**Goal:**
Return the material exactly, first line through the line containing "import matplotlib.pyplot as plt", and nothing more. Pictures stay out.

**Dataset extract:**
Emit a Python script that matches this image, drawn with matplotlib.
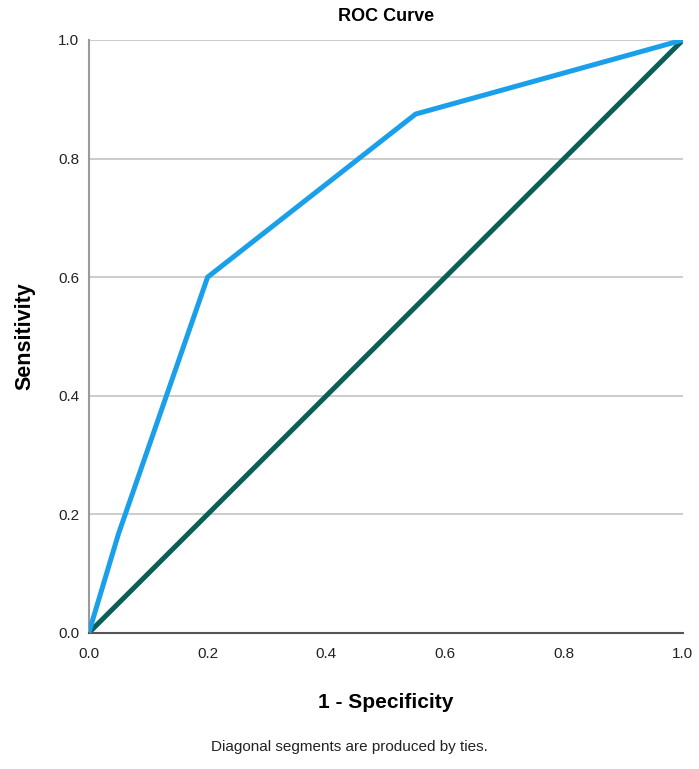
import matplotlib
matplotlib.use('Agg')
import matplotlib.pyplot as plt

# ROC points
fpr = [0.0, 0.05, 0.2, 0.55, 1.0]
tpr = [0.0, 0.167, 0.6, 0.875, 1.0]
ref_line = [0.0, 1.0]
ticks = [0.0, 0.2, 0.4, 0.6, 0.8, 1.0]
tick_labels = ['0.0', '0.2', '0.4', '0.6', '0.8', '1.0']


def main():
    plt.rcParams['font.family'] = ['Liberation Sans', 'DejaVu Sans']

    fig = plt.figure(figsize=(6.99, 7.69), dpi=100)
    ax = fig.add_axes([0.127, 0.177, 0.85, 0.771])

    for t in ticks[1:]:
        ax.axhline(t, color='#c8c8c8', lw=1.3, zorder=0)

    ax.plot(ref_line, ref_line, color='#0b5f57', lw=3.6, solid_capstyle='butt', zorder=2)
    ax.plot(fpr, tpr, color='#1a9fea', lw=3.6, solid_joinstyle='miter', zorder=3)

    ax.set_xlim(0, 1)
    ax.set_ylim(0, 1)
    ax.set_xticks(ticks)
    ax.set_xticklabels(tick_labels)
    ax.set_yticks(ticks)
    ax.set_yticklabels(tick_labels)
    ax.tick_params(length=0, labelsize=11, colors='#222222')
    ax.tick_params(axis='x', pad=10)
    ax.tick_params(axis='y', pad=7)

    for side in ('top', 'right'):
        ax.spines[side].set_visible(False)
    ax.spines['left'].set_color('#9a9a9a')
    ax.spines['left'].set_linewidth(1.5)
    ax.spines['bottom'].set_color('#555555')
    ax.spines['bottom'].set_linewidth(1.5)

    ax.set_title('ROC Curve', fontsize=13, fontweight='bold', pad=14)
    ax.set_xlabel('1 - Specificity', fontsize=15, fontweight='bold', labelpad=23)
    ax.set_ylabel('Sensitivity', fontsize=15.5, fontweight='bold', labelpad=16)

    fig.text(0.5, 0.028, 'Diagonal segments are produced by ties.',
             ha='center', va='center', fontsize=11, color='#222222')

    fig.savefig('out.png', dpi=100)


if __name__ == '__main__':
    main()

**Output for this task:**
Emit a Python script that matches this image, drawn with matplotlib.
import matplotlib
matplotlib.use('Agg')
import matplotlib.pyplot as plt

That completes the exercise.